The price of even relative failure in the oil and gas sector remains high as Falcon Oil & Gas (FOG:AIM) plunges earthwards on disappointing results from a well test in Hungary. The shares are down 15.9% to 7.25p.
We were enthusiastic about the company's A$200 million farm-out deal in Australia - announced earlier this month (2 May) - and still think this agreement could pay long-term dividends for the company. Today's announcement relates to the group's acreage in the Mako Trough onshore Hungary - the most advanced project in its portfolio.
Falcon is involved in a three-well programme with Naftna Industrija Srbije (NIS), a unit of Russian state operator Gazprom (GAZ), and the venture is looking to test tight gas potential. Testing on the first of these wells - Kutvolgy-1 - did not achieve commercial rates and it will now be plugged and abandoned. The good news is it is not exposed to any costs on the current drilling and the follow-up Besa-D-1 exploration well has already been spudded.

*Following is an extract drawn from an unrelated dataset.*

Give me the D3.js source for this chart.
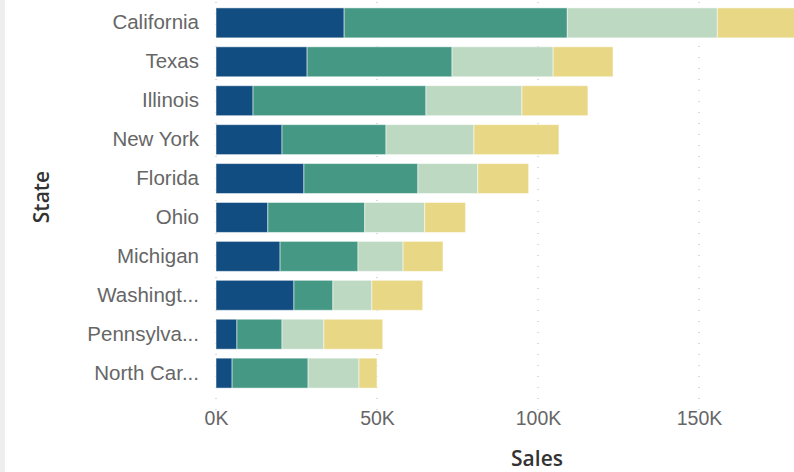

House broker Cantor Fitzgerald remains a buyer of the company and reiterates its 30p price target.
Fellow house broker Davy stays at 'outperform' and comments: 'The result is disappointing but reflective of early work in unconventional projects. The statement points to ongoing work assessing the over play profile in the Mako Trough, including the deeper play where Falcon has already drilled a number of wells and has a database of up to six wells with hydrocarbons flowing from each tested horizon. If the second well does not work in the shallower tight gas play there is still considerable potential in the overall basin.'
Including its Hungarian acreage Falcon has three main areas of operation. In South Africa the company has teamed up with US firm Chevron (CVX:NYSE) to pursue opportunities in the Karoo basin - a prospective shale resource. In Australia domestic play Origin Energy (ORG:ASX) and South African gas-to-liquids specialist Sasol (SSL:NYSE) will take a 70% stake in Falcon's Beetaloo acreage, which has prospective resource potential of 162 trillion cubic feet of gas and 21 billion barrels of oil, in return for meeting the costs of a potential nine-well programme over the next five years.